Required work: Set the lines down again exactly, first line through the line that contains "import plotly.graph_objects as go", with no pictures.
··· Dataset records ···
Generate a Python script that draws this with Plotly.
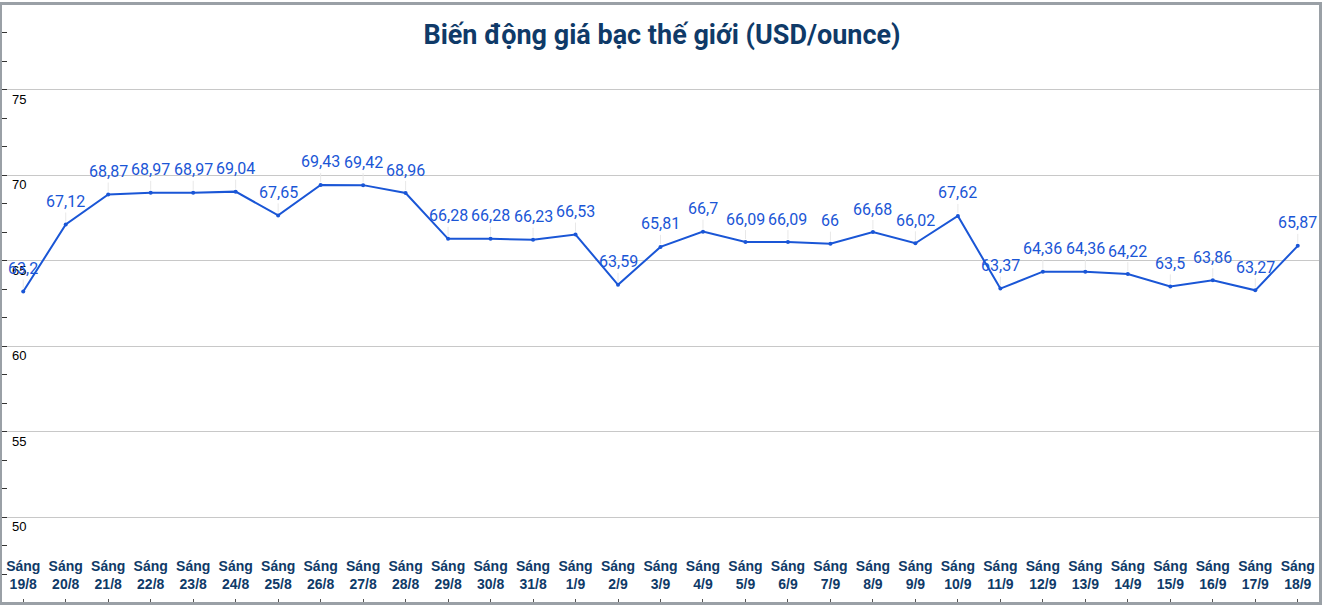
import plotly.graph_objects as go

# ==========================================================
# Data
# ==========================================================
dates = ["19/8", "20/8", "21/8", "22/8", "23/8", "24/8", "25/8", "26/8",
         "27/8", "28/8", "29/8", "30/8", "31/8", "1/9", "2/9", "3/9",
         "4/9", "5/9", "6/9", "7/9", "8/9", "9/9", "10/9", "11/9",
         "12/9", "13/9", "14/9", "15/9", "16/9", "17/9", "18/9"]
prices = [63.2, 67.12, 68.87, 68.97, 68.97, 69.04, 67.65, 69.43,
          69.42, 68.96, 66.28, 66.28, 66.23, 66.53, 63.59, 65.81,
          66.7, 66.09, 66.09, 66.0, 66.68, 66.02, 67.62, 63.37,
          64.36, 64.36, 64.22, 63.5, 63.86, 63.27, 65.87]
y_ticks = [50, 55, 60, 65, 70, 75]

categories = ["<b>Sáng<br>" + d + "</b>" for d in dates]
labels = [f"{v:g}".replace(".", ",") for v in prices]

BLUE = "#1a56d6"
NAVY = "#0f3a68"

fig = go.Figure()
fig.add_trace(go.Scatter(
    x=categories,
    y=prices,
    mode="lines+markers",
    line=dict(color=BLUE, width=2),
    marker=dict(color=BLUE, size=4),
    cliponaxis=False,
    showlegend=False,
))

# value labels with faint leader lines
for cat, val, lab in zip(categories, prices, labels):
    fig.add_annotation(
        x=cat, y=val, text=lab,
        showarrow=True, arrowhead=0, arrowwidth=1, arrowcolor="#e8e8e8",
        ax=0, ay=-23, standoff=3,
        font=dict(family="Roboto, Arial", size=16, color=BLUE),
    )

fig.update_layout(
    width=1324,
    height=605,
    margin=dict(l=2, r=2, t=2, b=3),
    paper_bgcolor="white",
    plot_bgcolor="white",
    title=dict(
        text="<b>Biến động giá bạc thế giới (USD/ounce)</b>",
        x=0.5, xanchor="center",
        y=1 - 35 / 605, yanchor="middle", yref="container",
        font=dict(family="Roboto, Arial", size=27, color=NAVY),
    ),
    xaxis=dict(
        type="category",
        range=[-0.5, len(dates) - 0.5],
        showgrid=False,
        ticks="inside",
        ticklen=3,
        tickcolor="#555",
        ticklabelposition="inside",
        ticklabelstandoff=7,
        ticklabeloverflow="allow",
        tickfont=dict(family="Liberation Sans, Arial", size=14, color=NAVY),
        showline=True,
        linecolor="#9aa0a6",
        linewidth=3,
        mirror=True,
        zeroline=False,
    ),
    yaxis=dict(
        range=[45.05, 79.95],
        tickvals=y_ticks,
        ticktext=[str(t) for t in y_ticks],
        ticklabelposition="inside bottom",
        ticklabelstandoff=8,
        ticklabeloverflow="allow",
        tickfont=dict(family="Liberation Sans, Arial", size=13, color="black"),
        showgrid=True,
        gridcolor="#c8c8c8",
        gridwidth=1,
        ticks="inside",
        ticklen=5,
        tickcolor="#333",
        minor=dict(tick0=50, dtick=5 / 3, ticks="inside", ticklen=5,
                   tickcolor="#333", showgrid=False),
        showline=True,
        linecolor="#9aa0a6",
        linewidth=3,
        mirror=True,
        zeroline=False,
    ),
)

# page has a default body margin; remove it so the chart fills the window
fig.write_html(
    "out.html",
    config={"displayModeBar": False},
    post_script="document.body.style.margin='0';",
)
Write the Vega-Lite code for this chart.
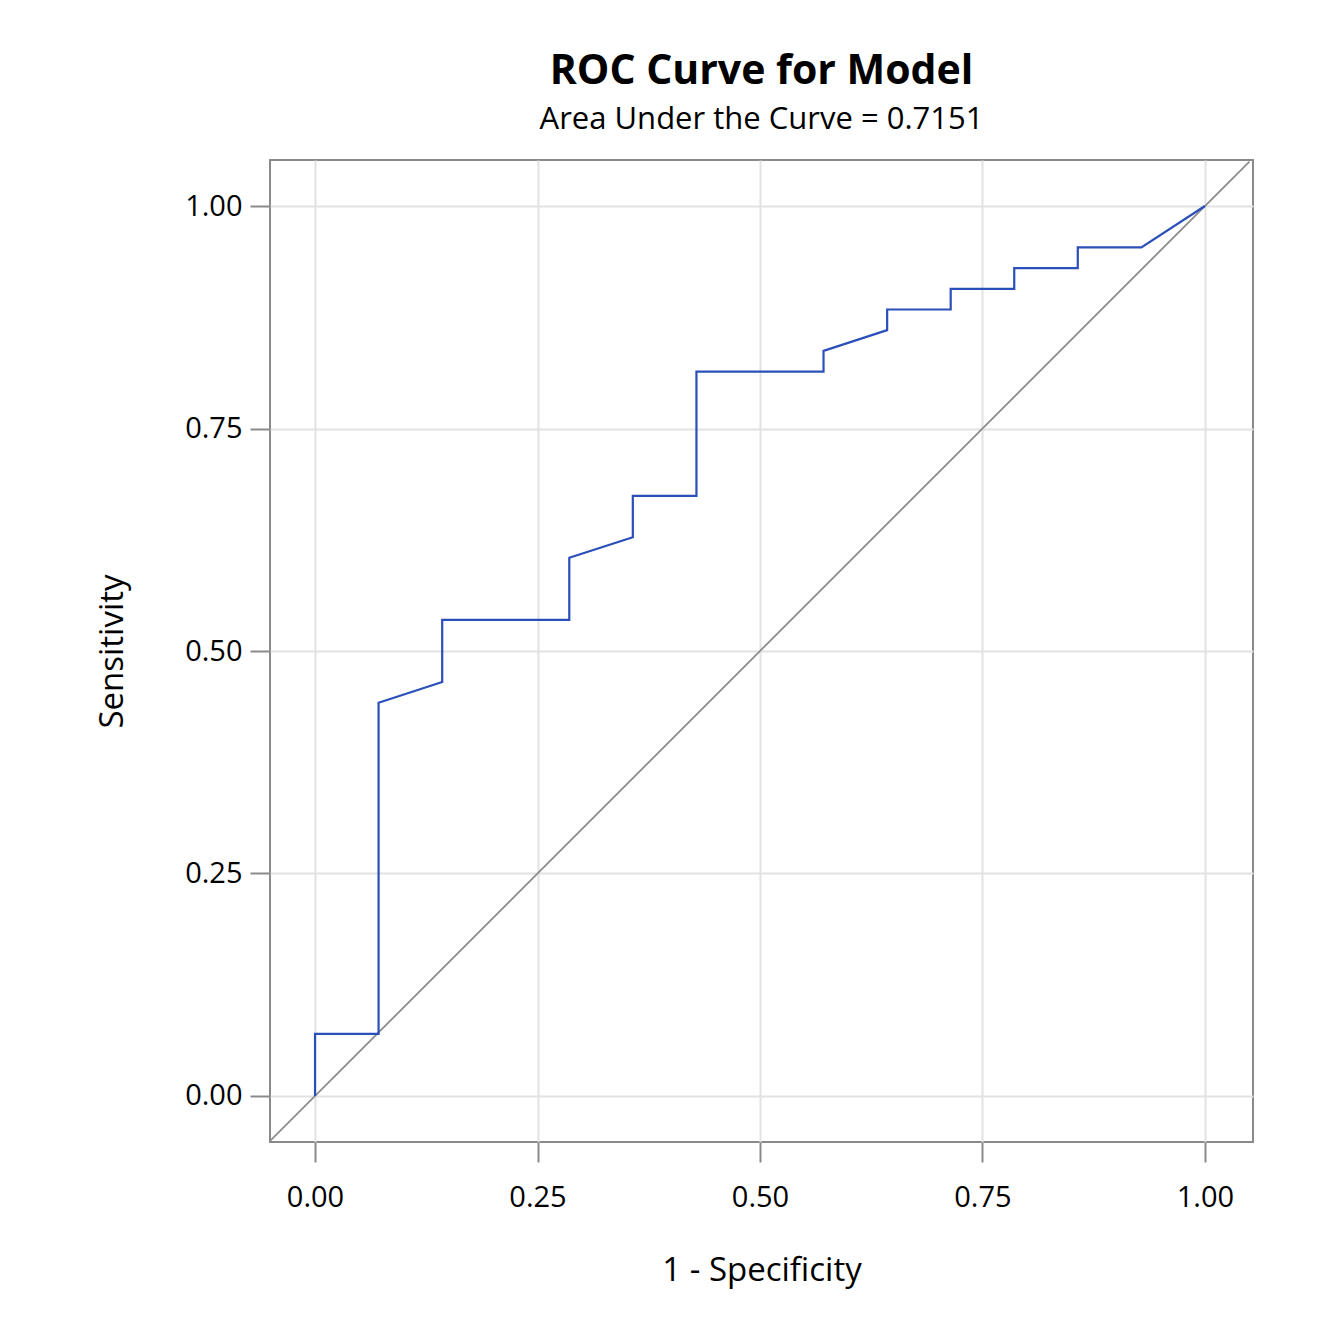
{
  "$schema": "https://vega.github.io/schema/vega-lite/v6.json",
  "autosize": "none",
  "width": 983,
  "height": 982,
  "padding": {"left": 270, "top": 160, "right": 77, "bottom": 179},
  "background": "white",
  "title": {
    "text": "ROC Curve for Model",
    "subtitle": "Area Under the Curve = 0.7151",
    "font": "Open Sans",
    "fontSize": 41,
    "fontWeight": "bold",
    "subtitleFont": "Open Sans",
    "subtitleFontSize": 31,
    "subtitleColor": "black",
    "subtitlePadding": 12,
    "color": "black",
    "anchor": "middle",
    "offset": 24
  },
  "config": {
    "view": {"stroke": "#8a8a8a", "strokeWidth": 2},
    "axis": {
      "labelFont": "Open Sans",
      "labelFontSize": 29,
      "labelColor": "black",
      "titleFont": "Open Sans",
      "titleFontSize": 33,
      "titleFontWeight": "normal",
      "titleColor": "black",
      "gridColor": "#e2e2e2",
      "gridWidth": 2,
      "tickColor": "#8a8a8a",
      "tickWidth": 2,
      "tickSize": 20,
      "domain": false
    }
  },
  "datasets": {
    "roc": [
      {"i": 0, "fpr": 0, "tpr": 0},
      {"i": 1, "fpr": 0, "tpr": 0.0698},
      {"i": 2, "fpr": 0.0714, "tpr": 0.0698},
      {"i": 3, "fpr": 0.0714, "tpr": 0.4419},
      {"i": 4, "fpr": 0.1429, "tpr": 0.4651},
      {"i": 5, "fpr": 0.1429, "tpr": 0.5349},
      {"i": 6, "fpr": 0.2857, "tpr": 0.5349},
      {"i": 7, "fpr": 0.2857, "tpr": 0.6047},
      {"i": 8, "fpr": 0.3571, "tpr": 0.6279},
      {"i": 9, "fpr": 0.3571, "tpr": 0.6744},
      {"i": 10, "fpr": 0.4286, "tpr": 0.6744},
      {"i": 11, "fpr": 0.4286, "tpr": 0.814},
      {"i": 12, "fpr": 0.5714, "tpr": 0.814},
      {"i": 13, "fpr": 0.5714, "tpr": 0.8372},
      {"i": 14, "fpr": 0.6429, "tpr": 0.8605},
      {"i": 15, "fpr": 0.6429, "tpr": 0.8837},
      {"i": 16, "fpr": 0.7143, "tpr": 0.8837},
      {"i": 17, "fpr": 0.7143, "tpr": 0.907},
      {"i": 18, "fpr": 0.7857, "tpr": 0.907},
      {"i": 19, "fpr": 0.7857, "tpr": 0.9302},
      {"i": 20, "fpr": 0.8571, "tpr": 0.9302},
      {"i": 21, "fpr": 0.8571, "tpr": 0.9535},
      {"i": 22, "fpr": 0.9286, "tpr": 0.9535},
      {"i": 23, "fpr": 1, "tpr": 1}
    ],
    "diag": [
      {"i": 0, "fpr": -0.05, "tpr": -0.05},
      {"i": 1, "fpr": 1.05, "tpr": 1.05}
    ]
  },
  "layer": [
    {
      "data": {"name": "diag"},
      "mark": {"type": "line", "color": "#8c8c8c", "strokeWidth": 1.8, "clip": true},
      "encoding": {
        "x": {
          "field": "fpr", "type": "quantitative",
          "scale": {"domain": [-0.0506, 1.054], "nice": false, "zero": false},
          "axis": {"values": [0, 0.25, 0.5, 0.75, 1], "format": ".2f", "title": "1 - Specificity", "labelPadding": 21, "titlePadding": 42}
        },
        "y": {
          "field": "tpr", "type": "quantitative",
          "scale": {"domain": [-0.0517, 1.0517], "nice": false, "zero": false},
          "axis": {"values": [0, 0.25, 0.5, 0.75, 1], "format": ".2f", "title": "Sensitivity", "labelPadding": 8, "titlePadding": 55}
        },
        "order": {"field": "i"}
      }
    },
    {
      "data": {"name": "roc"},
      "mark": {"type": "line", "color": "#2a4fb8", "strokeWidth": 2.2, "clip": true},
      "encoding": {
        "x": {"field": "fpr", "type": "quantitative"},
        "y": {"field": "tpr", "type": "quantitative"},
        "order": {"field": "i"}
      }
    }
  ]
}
···
Written answer:
Generate a Python script that draws this with Plotly.
import plotly.graph_objects as go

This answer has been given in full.